In a first, GOP-led House ousted Santos without conviction; Dems Menendez and Rangel got free pass
Expelling a member of Congress requires a two-thirds vote in either chamber, according to House and Senate rules.
By ousting Rep. George Santos, R-N.Y., without a criminal conviction, the GOP-led House took an action never been done before on Capitol Hill.
For example, Sen. Bob Menendez, D-N.J., was indicted on bribery charges. There have been some calls among Democrats for his resignation but he has vowed to continue serving, is fighting the legal charges, and he is not facing expulsion.
According to the Department of Justice, more than $480,000 in cash — much of it stuffed into envelopes and hidden in clothing, closets, and a safe — was discovered in his home. Local newspapers reported that Menendez reported federal income of $170,985 in 2018, including his Senate salary and rents from property he owns in Union City, N.J.
Sen.

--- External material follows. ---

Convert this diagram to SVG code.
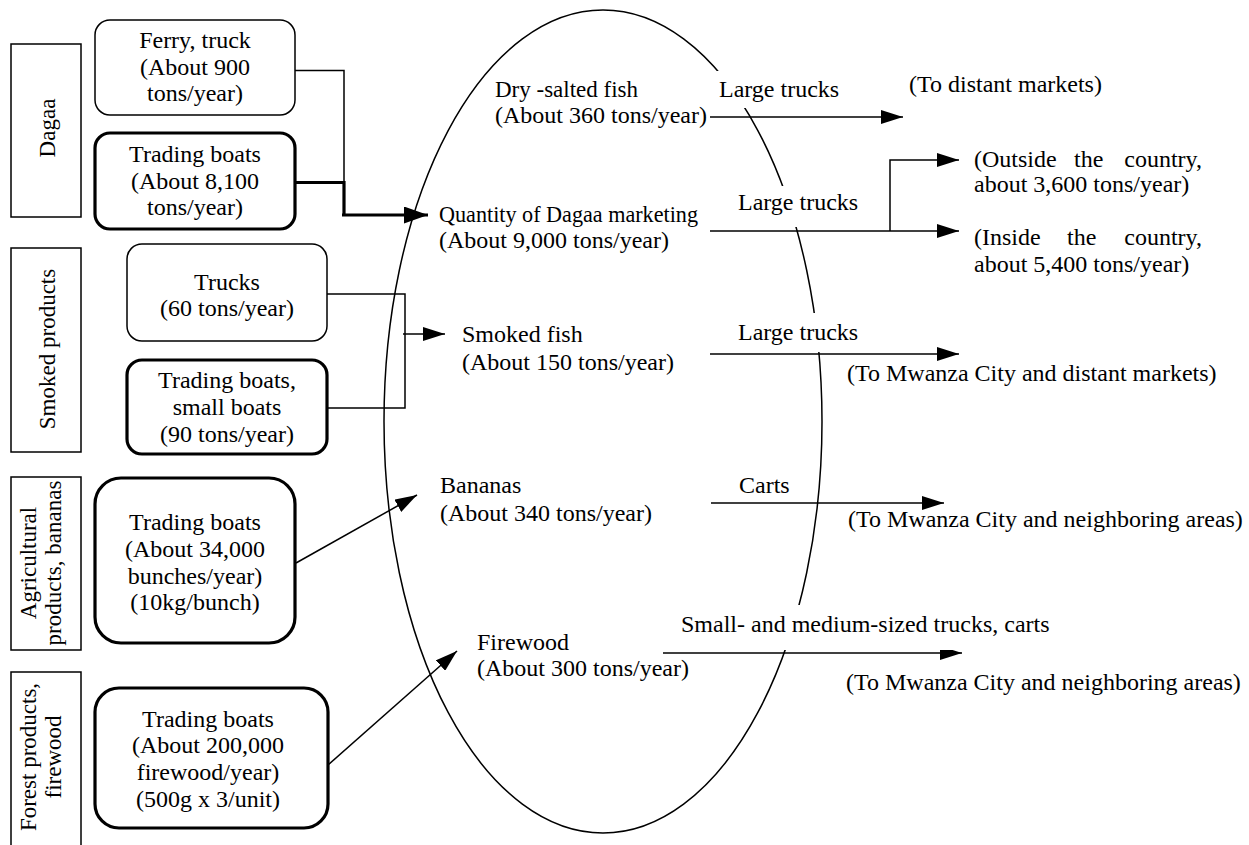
<svg xmlns="http://www.w3.org/2000/svg" width="1249" height="845" viewBox="0 0 1249 845">
<style>
text{font-family:"Liberation Serif","Times New Roman",serif;font-size:24px;fill:#000}
.c{text-anchor:middle}
.v{font-size:23px;text-anchor:middle}
.cat{fill:#fff;stroke:#000;stroke-width:1.5}
.thin{fill:#fff;stroke:#000;stroke-width:1.5}
.thick{fill:#fff;stroke:#000;stroke-width:3.2}
.ln{fill:none;stroke:#000;stroke-width:1.5}
.lnb{fill:none;stroke:#000;stroke-width:3.2}
.mask{fill:#fff;stroke:none}
</style>
<defs>
<marker id="ah" markerUnits="userSpaceOnUse" markerWidth="22" markerHeight="14" refX="22" refY="7" orient="auto">
<path d="M0,0 L22,7 L0,14 z" fill="#000"/>
</marker>
<marker id="ahb" markerUnits="userSpaceOnUse" markerWidth="24" markerHeight="17" refX="24" refY="8.5" orient="auto">
<path d="M0,0 L24,8.5 L0,17 z" fill="#000"/>
</marker>
</defs>
<rect width="1249" height="845" fill="#fff"/>

<g id="market-ellipse">
<ellipse cx="603" cy="421.5" rx="219" ry="411.5" fill="none" stroke="#000" stroke-width="1.5"/>
</g>

<g id="category-dagaa">
<rect class="cat" x="11" y="44" width="70" height="173"/>
<text class="v" transform="translate(55,128) rotate(-90)">Dagaa</text>
</g>
<g id="category-smoked">
<rect class="cat" x="11" y="248" width="70" height="204"/>
<text class="v" transform="translate(55,349) rotate(-90)">Smoked products</text>
</g>
<g id="category-agri">
<rect class="cat" x="11" y="477" width="70" height="173"/>
<text class="v" transform="translate(36,563) rotate(-90)">Agricultural</text>
<text class="v" transform="translate(61,563) rotate(-90)">products, bananas</text>
</g>
<g id="category-forest">
<rect class="cat" x="11" y="672" width="70" height="176"/>
<text class="v" transform="translate(36,757) rotate(-90)">Forest products,</text>
<text class="v" transform="translate(61,757) rotate(-90)">firewood</text>
</g>

<g id="src-ferry">
<rect class="thin" x="95" y="20" width="200" height="95" rx="15"/>
<text class="c" x="195" y="48">Ferry, truck</text>
<text class="c" x="195" y="74.5">(About 900</text>
<text class="c" x="195" y="101">tons/year)</text>
</g>
<g id="src-dagaa-boats">
<rect class="thick" x="95" y="133" width="200" height="96" rx="15"/>
<text class="c" x="195" y="162">Trading boats</text>
<text class="c" x="195" y="188.5">(About 8,100</text>
<text class="c" x="195" y="215">tons/year)</text>
</g>
<g id="src-trucks">
<rect class="thin" x="127" y="244" width="200" height="97" rx="15"/>
<text class="c" x="227" y="290">Trucks</text>
<text class="c" x="227" y="316">(60 tons/year)</text>
</g>
<g id="src-smoked-boats">
<rect class="thick" x="127" y="360" width="200" height="94" rx="15"/>
<text class="c" x="227" y="388">Trading boats,</text>
<text class="c" x="227" y="415">small boats</text>
<text class="c" x="227" y="442">(90 tons/year)</text>
</g>
<g id="src-banana-boats">
<rect class="thick" x="95" y="478" width="200" height="165" rx="26"/>
<text class="c" x="195" y="530">Trading boats</text>
<text class="c" x="195" y="557">(About 34,000</text>
<text class="c" x="195" y="584">bunches/year)</text>
<text class="c" x="195" y="610">(10kg/bunch)</text>
</g>
<g id="src-firewood-boats">
<rect class="thick" x="95" y="688" width="233" height="140" rx="24"/>
<text class="c" x="208" y="727">Trading boats</text>
<text class="c" x="208" y="753">(About 200,000</text>
<text class="c" x="208" y="780">firewood/year)</text>
<text class="c" x="208" y="807">(500g x 3/unit)</text>
</g>

<g id="connectors">
<polyline class="ln" points="295,70.5 344,70.5 344,215"/>
<polyline class="lnb" points="295,182.5 344,182.5 344,215"/>
<line class="lnb" x1="342" y1="215" x2="428" y2="215" marker-end="url(#ahb)"/>
<polyline class="ln" points="327,294 405,294 405,408 328,408"/>
<line class="ln" x1="403" y1="334" x2="445" y2="334" marker-end="url(#ah)"/>
<line class="ln" x1="296" y1="563" x2="417" y2="495" marker-end="url(#ah)"/>
<line class="ln" x1="328" y1="765" x2="457" y2="651" marker-end="url(#ah)"/>
<line class="ln" x1="710" y1="117" x2="903" y2="117" marker-end="url(#ah)"/>
<line class="ln" x1="710" y1="231" x2="959" y2="231" marker-end="url(#ah)"/>
<polyline class="ln" points="890,231 890,160 959,160" marker-end="url(#ah)"/>
<line class="ln" x1="710" y1="354" x2="959" y2="354" marker-end="url(#ah)"/>
<line class="ln" x1="711" y1="503" x2="944" y2="503" marker-end="url(#ah)"/>
<line class="ln" x1="663" y1="653" x2="962" y2="653" marker-end="url(#ah)"/>
</g>

<g id="market-items">
<text x="495" y="97" textLength="143" lengthAdjust="spacingAndGlyphs">Dry -salted fish</text>
<text x="495" y="123">(About 360 tons/year)</text>
<text x="439" y="222" textLength="259" lengthAdjust="spacingAndGlyphs">Quantity of Dagaa marketing</text>
<text x="439" y="248">(About 9,000 tons/year)</text>
<text x="462" y="342">Smoked fish</text>
<text x="462" y="370">(About 150 tons/year)</text>
<text x="440" y="493">Bananas</text>
<text x="440" y="521">(About 340 tons/year)</text>
<text x="477" y="650">Firewood</text>
<text x="477" y="676">(About 300 tons/year)</text>
</g>

<g id="transport-labels">
<rect class="mask" x="712" y="71" width="160" height="37"/>
<text x="719" y="97">Large trucks</text>
<rect class="mask" x="733" y="186" width="140" height="41"/>
<text x="738" y="210">Large trucks</text>
<rect class="mask" x="733" y="313" width="140" height="39"/>
<text x="738" y="340">Large trucks</text>
<text x="739" y="493">Carts</text>
<rect class="mask" x="676" y="605" width="380" height="45"/>
<text x="681" y="632">Small- and medium-sized trucks, carts</text>
</g>

<g id="destinations">
<text x="909" y="92">(To distant markets)</text>
<text x="974" y="167">(Outside</text>
<text x="1074" y="167">the</text>
<text x="1202" y="167" text-anchor="end">country,</text>
<text x="974" y="192">about 3,600 tons/year)</text>
<text x="974" y="245">(Inside</text>
<text x="1067" y="245">the</text>
<text x="1202" y="245" text-anchor="end">country,</text>
<text x="974" y="272">about 5,400 tons/year)</text>
<text x="847" y="381">(To Mwanza City and distant markets)</text>
<text x="848" y="527">(To Mwanza City and neighboring areas)</text>
<text x="846" y="690">(To Mwanza City and neighboring areas)</text>
</g>
</svg>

John Fetterman, D-Pa., said on ABC’s “The View” that "the more important picture is that we have a colleague in the Senate that actually did much more sinister kinds of things."

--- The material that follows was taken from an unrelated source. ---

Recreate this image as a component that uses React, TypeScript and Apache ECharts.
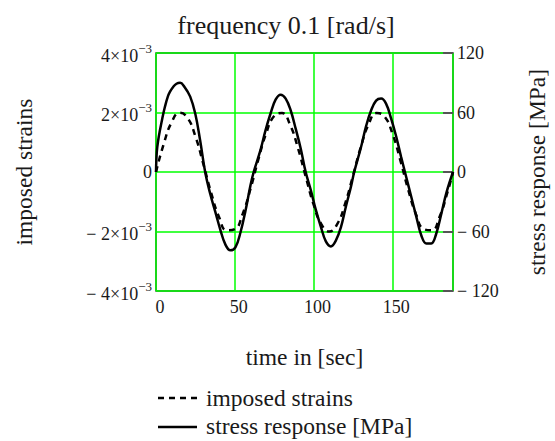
import React, { useEffect, useRef } from 'react';
import * as echarts from 'echarts';

// time [s] and imposed strain (×1e-3)
const strainT = [0, 5, 10, 15, 20, 25, 30, 35, 40, 45, 50, 55, 60, 65, 70, 75, 80, 85, 90, 95, 100, 105, 110, 115, 120, 125, 130, 135, 140, 145, 150, 155, 160, 165, 170, 175, 180, 185, 188.5];
const strainV = [0, 0.96, 1.68, 1.99, 1.82, 1.2, 0.28, -0.7, -1.51, -1.96, -1.92, -1.41, -0.56, 0.43, 1.31, 1.88, 1.98, 1.6, 0.82, -0.15, -1.09, -1.76, -2.0, -1.75, -1.07, -0.13, 0.84, 1.61, 1.98, 1.87, 1.3, 0.41, -0.58, -1.42, -1.92, -1.96, -1.5, -0.68, 0];

// time [s] and stress response [MPa]
const stressT = [0, 0.5, 1.5, 2.5, 4, 5.7, 7.5, 8.9, 11, 13, 15.3, 18, 21.7, 24.9, 28, 31.2, 34.4, 37.6, 40.8, 44, 47.2, 50.4, 53.6, 56.8, 59.9, 62, 66.3, 69.5, 72.7, 75.9, 79.1, 82.3, 85.5, 88.6, 91.8, 95, 98.2, 101.4, 104.6, 107.8, 111, 114.2, 117.3, 120.5, 123.7, 125.8, 130.1, 133.3, 136.5, 139.7, 142.9, 146, 149.2, 152.4, 155.6, 158.8, 162, 165.2, 168.4, 171.6, 174.7, 177.9, 181.1, 184.3, 188.5];
const stressV = [0, 20, 33, 42, 54, 66, 76, 81, 86, 89, 90, 86, 76, 59, 32, 0, -22, -40, -58, -73, -79, -76, -61, -39, -14, 0, 22, 42, 59, 73, 78, 74, 62, 44, 24, 0, -18, -38, -55, -70, -75, -69, -56, -35, -15, 0, 25, 46, 62, 72, 74, 69, 54, 36, 15, -5, -25, -45, -64, -72, -72, -62, -42, -21, 0];

const xTicks = [0, 50, 100, 150];
const leftTickMantissa = ['− 4×10', '− 2×10', '0', '2×10', '4×10'];
const leftTickExp = ['−3', '−3', '', '−3', '−3'];
const rightTickLabels = ['− 120', '− 60', '0', '60', '120'];

const FONT = "'Liberation Serif','Times New Roman',serif";
const TXT = '#1a1a1a';

export default function App() {
  const ref = useRef<HTMLDivElement>(null);
  useEffect(() => {
    if (!ref.current) return;
    const chart = echarts.init(ref.current, undefined, { renderer: 'svg' });
    const strainData = strainT.map((t, i) => [t, strainV[i] * 1e-3]);
    const stressData = stressT.map((t, i) => [t, stressV[i]]);
    chart.setOption({
      animation: false,
      grid: { left: 156, right: 102, top: 53, bottom: 150, show: true, borderColor: '#333', borderWidth: 1.5, containLabel: false, outerBoundsMode: 'none' },
      xAxis: {
        type: 'value', min: 0, max: 188.5, interval: 50,
        name: 'time in [sec]', nameLocation: 'middle', nameGap: 54,
        nameTextStyle: { fontFamily: FONT, fontSize: 23.5, color: TXT },
        axisLine: { show: false }, axisTick: { show: false },
        axisLabel: {
          fontFamily: FONT, fontSize: 18, color: TXT, margin: 7, padding: [0, 0, 0, 8], showMaxLabel: false,
          formatter: (v: number) => { const i = xTicks.indexOf(Math.round(v)); return i >= 0 ? String(xTicks[i]) : ''; },
        },
        splitLine: { show: true, lineStyle: { color: '#00ff00', width: 1.5 } },
      },
      yAxis: [
        {
          type: 'value', min: -4e-3, max: 4e-3, interval: 2e-3, position: 'left',
          name: 'imposed strains', nameLocation: 'middle', nameGap: 120, nameRotate: 90,
          nameTextStyle: { fontFamily: FONT, fontSize: 23.5, color: TXT },
          axisLine: { show: false }, axisTick: { show: false },
          axisLabel: {
            margin: 4,
            formatter: (v: number) => {
              const i = Math.round(v / 2e-3) + 2;
              if (leftTickExp[i] === '') return '{m|' + leftTickMantissa[i] + '}';
              return '{b|' + leftTickMantissa[i] + '}{s|' + leftTickExp[i] + '}';
            },
            rich: {
              m: { fontFamily: FONT, fontSize: 18, color: TXT },
              b: { fontFamily: FONT, fontSize: 18, color: TXT, padding: [5, 0, 0, 0], verticalAlign: 'top' },
              s: { fontFamily: FONT, fontSize: 13, color: TXT, verticalAlign: 'top' },
            },
          },
          splitLine: { show: true, lineStyle: { color: '#00ff00', width: 1.5 } },
        },
        {
          type: 'value', min: -120, max: 120, interval: 60, position: 'right',
          name: 'stress response [MPa]', nameLocation: 'middle', nameGap: 72, nameRotate: 90,
          nameTextStyle: { fontFamily: FONT, fontSize: 23.5, color: TXT },
          axisLine: { show: false },
          axisTick: { show: true, inside: true, length: 10, lineStyle: { color: '#555', width: 2 } },
          axisLabel: {
            fontFamily: FONT, fontSize: 18, color: TXT, margin: 4, padding: [3, 0, 0, 0],
            formatter: (v: number) => rightTickLabels[Math.round(v / 60) + 2] ?? '',
          },
          splitLine: { show: false },
        },
      ],
      series: [
        {
          name: 'imposed strains', type: 'line', yAxisIndex: 0, data: strainData, smooth: true,
          symbol: 'none', lineStyle: { color: '#000', width: 2.5, type: [6, 5] },
        },
        {
          name: 'stress response [MPa]', type: 'line', yAxisIndex: 1, data: stressData, smooth: 0.4,
          symbol: 'none', lineStyle: { color: '#000', width: 2.5 },
        },
      ],
      graphic: [
        { type: 'text', x: 286, y: 25, style: { text: 'frequency 0.1 [rad/s]', font: `26px ${FONT}`, fill: TXT, textAlign: 'center', textVerticalAlign: 'middle', align: 'center', verticalAlign: 'middle' } },
        { type: 'line', shape: { x1: 158, y1: 398, x2: 197, y2: 398 }, style: { stroke: '#000', lineWidth: 2.5, lineDash: [6, 5] } },
        { type: 'text', x: 206, y: 398, style: { text: 'imposed strains', font: `23.5px ${FONT}`, fill: TXT, textAlign: 'left', textVerticalAlign: 'middle', align: 'left', verticalAlign: 'middle' } },
        { type: 'line', shape: { x1: 158, y1: 427, x2: 197, y2: 427 }, style: { stroke: '#000', lineWidth: 2.5 } },
        { type: 'text', x: 206, y: 426, style: { text: 'stress response [MPa]', font: `23.5px ${FONT}`, fill: TXT, textAlign: 'left', textVerticalAlign: 'middle', align: 'left', verticalAlign: 'middle' } },
      ],
    });
    return () => chart.dispose();
  }, []);
  return <div ref={ref} style={{ position: 'absolute', left: 0, top: 0, width: 555, height: 441 }} />;
}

"Senator Menendez needs to go, and if you are going to expel Santos, how can you allow somebody like Menendez to remain in the Senate?” Fetterman asked.
Democrats hold a slim majority in the U.S. Senate of 51-49.
Prior to Santos' removal, U.S. lawmakers were expelled either after being convicted of a crime or serving in the Confederacy during the Civil War, according to the Congressional Research Service.
Santos has acknowledged fabricating much of his resume during the 2022 midterm election. He was indicted in October of this year in the U.S. District Court for the Eastern District of New York on federal charges, including wire and credit card fraud in connection with campaign contributions.
A House Ethics Committee investigation found that Santos misused campaign funds for personal expenses and "engaged in fraudulent conduct in connection with RedStone Strategies LLC."
Republicans now have a slim 221-213 majority in the House after the vacancy resulting from Santos' expulsion.
Expelling a member of Congress requires a two-thirds vote in either chamber, according to House and Senate rules. The final vote on Santos expulsion was 311 to 114. In total, 105 Republicans joined 206 Democrats to expel him. Only 2 Democrats voted to allow him to stay in the House.
Naysa Woomer, former communications director for Santos, said she was "surprised" that expelling Santos passed on Friday.
"I am sure there are people that are very disappointed with the situation but having worked for him personally, I believe that integrity won today. This will obviously be a very even slimmer majority for a short term," she said on the Just the News Not Noise TV program. "But in the long term, I think this will actually be a greater benefit to House Republicans as we go into the 2024 election cycle."
Republicans who voted to allow Santos to remain in the House argued that ousting a lawmaker without a criminal conviction sets the wrong precedent.
"I voted no on the resolution to expel Congressman George Santos because after the Civil War, only two members have been expelled - and both had been convicted, not just indicted," said Rep. Andy Harris, R-Md. "We shouldn’t set a dangerous new precedent for expulsion being based on indictment alone."
Woomer was asked about Menendez remaining in the Senate while the House voted to oust Santos.
"Senator Menendez does not deserve to be in the Senate either and I hope what happened today actually does serve as a great example for the Senate to put through the same type of process, that former Congressman George Santos had been through," she said.
"Chairman Guest and the Committee on House Ethics had put through a very thorough and transparent investigation into the former congressman, and the Senate should be doing the exact same thing. So I do hope that they hold Menendez equally as accountable as George Santos," she added.
Woomer also responded to Rep. Jamaal Bowman, D-N.Y., pleading guilty to a misdemeanor charge for triggering a fire alarm at the U.S. Capitol building, which resulted in an evacuation. He has not been censured or expelled.
"This should once again serve as a really a prime example that if Republicans are stepping up to the plate and expelling one of their own, that House Democrats should be able to do the exact same thing," Woomer said.
"This was not something that House Republicans were looking to do. It was not an easy thing to do. And that's why I said that integrity won today, which will bode extremely well for House Republicans and once again, House Democrats should take a note from today's playbook."
In November 2010, when the Democrats controlled the House, a House Ethics Committee panel found then-Rep. Charlie Rangel, D-N.Y., guilty of 11 charges of ethics violations. At the time, the House voted to censure Rangel but he was not expelled.
According to Reuters, the 11 counts included "failing to report rental income, improper use of a rent-stabilized apartment and soliciting charitable donations from people with business before Congress."
Rangel remained in Congress until 2017. In 2011, the Republicans gained the majority in the House but there was no vote to oust Rangel.
In 2012, then-Rep. Jesse Jackson Jr., D-Ill., was facing an ethics investigation and resigned before any action was taken. Jackson, the son of civil-rights icon Rev. Jesse Jackson, was accused of taking months of unauthorized medical leave without giving a prompt explanation as to why and having misused campaign dollars to decorate his Washington, D.C. home.